Sunday, January 05, 2020


Interesting design choice.
Parking Meters Are Rejecting Credit Cards in Y2K-Type Glitch
… The meters’ credit card payment software was configured to end on Jan. 1, resulting in the mass malfunction, the city’s Department of Transportation said. Parkeon, the vendor that developed the payment system, failed to update the software, officials said.
Sean Renn, a spokesman for the Flowbird Group, which owns Parkeon, said an anti-fraud security setting disabled the card payment system, causing the outage. The company provided the city with a software fix on Thursday, he added.
City workers were on sidewalks, reconfiguring the software meter by meter, Transportation Department officials said.
They said they had no estimate for how long the job would take. The city has 14,000 meters covering some 85,000 spaces.




Who will do it in 2020?
Fresh Cambridge Analytica leak ‘shows global manipulation is out of control’
An explosive leak of tens of thousands of documents from the defunct data firm Cambridge Analytica is set to expose the inner workings of the company that collapsed after the Observer revealed it had misappropriated 87 million Facebook profiles.
More than 100,000 documents relating to work in 68 countries that will lay bare the global infrastructure of an operation used to manipulate voters on “an industrial scale” are set to be released over the next months.
It comes as Christopher Steele, the ex-head of MI6’s Russia desk and the intelligence expert behind the so-called “Steele dossier” into Trump’s relationship with Russia, said that while the company had closed down, the failure to properly punish bad actors meant that the prospects for manipulation of the US election this year were even worse.
The release of documents began on New Year’s Day on an anonymous Twitter account, @HindsightFiles, with links to material on elections in Malaysia, Kenya and Brazil. The documents were revealed to have come from Brittany Kaiser, an ex-Cambridge Analytica employee turned whistleblower, and to be the same ones subpoenaed by Robert Mueller’s investigation into Russian interference in the 2016 presidential election.

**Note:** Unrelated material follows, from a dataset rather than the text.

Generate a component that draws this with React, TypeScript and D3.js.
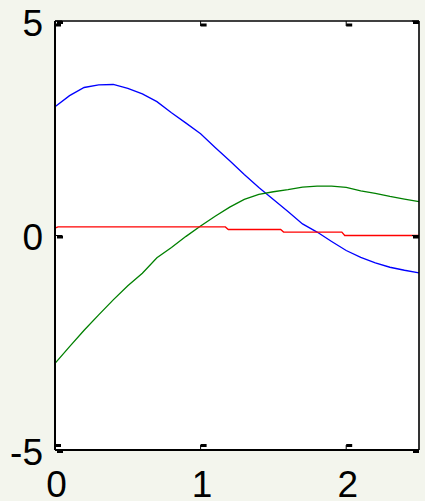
import React from 'react';
import * as d3 from 'd3';

// sample positions along x
const xs = [0, 0.1, 0.2, 0.3, 0.4, 0.5, 0.6, 0.7, 0.8, 0.9, 1.0, 1.1, 1.2, 1.3, 1.4, 1.5, 1.6, 1.7, 1.8, 1.9, 2.0, 2.1, 2.2, 2.3, 2.4, 2.5];
const blue = [3.0, 3.26, 3.45, 3.51, 3.52, 3.43, 3.3, 3.12, 2.86, 2.62, 2.37, 2.05, 1.74, 1.42, 1.12, 0.84, 0.56, 0.27, 0.08, -0.14, -0.35, -0.51, -0.64, -0.74, -0.81, -0.87];
const green = [-2.98, -2.59, -2.21, -1.85, -1.5, -1.17, -0.88, -0.52, -0.28, -0.02, 0.22, 0.45, 0.66, 0.84, 0.96, 1.02, 1.07, 1.13, 1.15, 1.15, 1.12, 1.04, 0.98, 0.91, 0.85, 0.79];
// red is nearly flat, only steps down a little
const redX = [0, 0.02, 1.17, 1.19, 1.55, 1.57, 1.97, 1.99, 2.5];
const red = [0.17, 0.2, 0.2, 0.14, 0.14, 0.08, 0.08, 0.0, 0.0];

const xTicks = [0, 1, 2];
const yTicks = [-5, 0, 5];

const W = 425;
const H = 501;

const App = () => {
  const x = d3.scaleLinear().domain([0, 2.5]).range([55, 419]);
  const y = d3.scaleLinear().domain([-5, 5]).range([450, 21]);

  const line = d3.line<[number, number]>().x((d) => x(d[0])).y((d) => y(d[1]));

  const series = [
    { color: '#0000ff', pts: xs.map((v, i) => [v, blue[i]] as [number, number]) },
    { color: '#008000', pts: xs.map((v, i) => [v, green[i]] as [number, number]) },
    { color: '#ff0000', pts: redX.map((v, i) => [v, red[i]] as [number, number]) },
  ];

  const [x0, x1] = x.range();
  const [y0, y1] = y.range(); // y0 bottom, y1 top
  const font = '"Liberation Sans", Arial, sans-serif';

  return (
    <svg width={W} height={H} style={{ position: 'absolute', left: 0, top: 0 }}>
      <rect width={W} height={H} fill="#f3f5ed" />
      <rect x={x0} y={y1} width={x1 - x0} height={y0 - y1} fill="#ffffff" />

      {series.map((s) => (
        <path key={s.color} d={line(s.pts) || ''} fill="none" stroke={s.color} strokeWidth={1.3} />
      ))}

      {/* frame */}
      <line x1={x0} x2={x1} y1={y1} y2={y1} stroke="#404040" strokeWidth={2} />
      <line x1={x0} x2={x0} y1={y1} y2={y0} stroke="#000" strokeWidth={2} />
      <line x1={x1} x2={x1} y1={y1} y2={y0} stroke="#000" strokeWidth={1.6} />
      <line x1={x0} x2={x1} y1={y0} y2={y0} stroke="#000" strokeWidth={2} />

      {/* ticks, drawn inside */}
      {xTicks.map((t) => (
        <g key={'xt' + t}>
          <line x1={x(t)} x2={x(t)} y1={y1} y2={y1 + 5} stroke="#000" strokeWidth={1} />
          <rect x={x(t)} y={y1 + 2.5} width={6} height={3} fill="#000" />
          <line x1={x(t)} x2={x(t)} y1={y0} y2={y0 - 5} stroke="#000" strokeWidth={1} />
          <rect x={x(t)} y={y0 - 6} width={6} height={3} fill="#000" />
        </g>
      ))}
      {yTicks.map((t) => (
        <g key={'yt' + t}>
          <line x1={x0} x2={x0 + 7} y1={y(t)} y2={y(t)} stroke="#000" strokeWidth={1} />
          <rect x={x0 + 2} y={y(t)} width={6} height={3} fill="#000" />
          <line x1={x1} x2={x1 - 7} y1={y(t)} y2={y(t)} stroke="#000" strokeWidth={1} />
          <rect x={x1 - 6} y={y(t)} width={6} height={3} fill="#000" />
        </g>
      ))}

      {/* labels */}
      {yTicks.map((t) => (
        <text key={'yl' + t} x={43} y={y(t) + 14.5} textAnchor="end" fontFamily={font} fontSize={37} fill="#000">
          {t}
        </text>
      ))}
      {xTicks.map((t) => (
        <text key={'xl' + t} x={x(t) + 1.5} y={497} textAnchor="middle" fontFamily={font} fontSize={37} fill="#000">
          {t}
        </text>
      ))}
    </svg>
  );
};

export default App;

I fall into the two finger category.
TypingDNA raises $7 million for AI that identifies people by how they type
TypingDNA — which was founded in Romania in 2016 by Adrian Gheara, Cristian Tamas, and Techstars alum Raul Popa, and which recently moved its headquarters to New York — provides typing biometrics authentication as a service, enabling companies to recognize people by the way they type.
… TypingDNA’s platform records dynamic statistics about pressed keyboard keys and turns them into typing patterns, which its proprietary engine analyzes and verifies against patterns collected from real-world users. As Popa explains, the way a person types on a keyboard is unique and fairly difficult to replicate — in point of fact, it’s behaviorally rich enough to reveal biometric traits like gender and age.




Perspective.
S. Korea starts universal super high-speed Internet service
South Korea has started offering super high-speed Internet services for the entire country that will allow universal, convenient access to online data, the government said on Sunday.
“High-speed internet has been designated as a universal service that everyone is entitled to receive no matter where they are,” the Ministry of Science and ICT said.
… The move makes the country the eighth in the world to offer universal high-speed Internet to all citizens, but the transmission speed of 100 mega bit per second (100 Mbps) is the fastest by far, the ministry said.
The US, Spain, Switzerland, Finland, Malta, Croatia and Sweden have all introduced universal service, although the average speed offered stands at 10 Mbps for the US with many others getting access speeds of just 1-2 Mbps.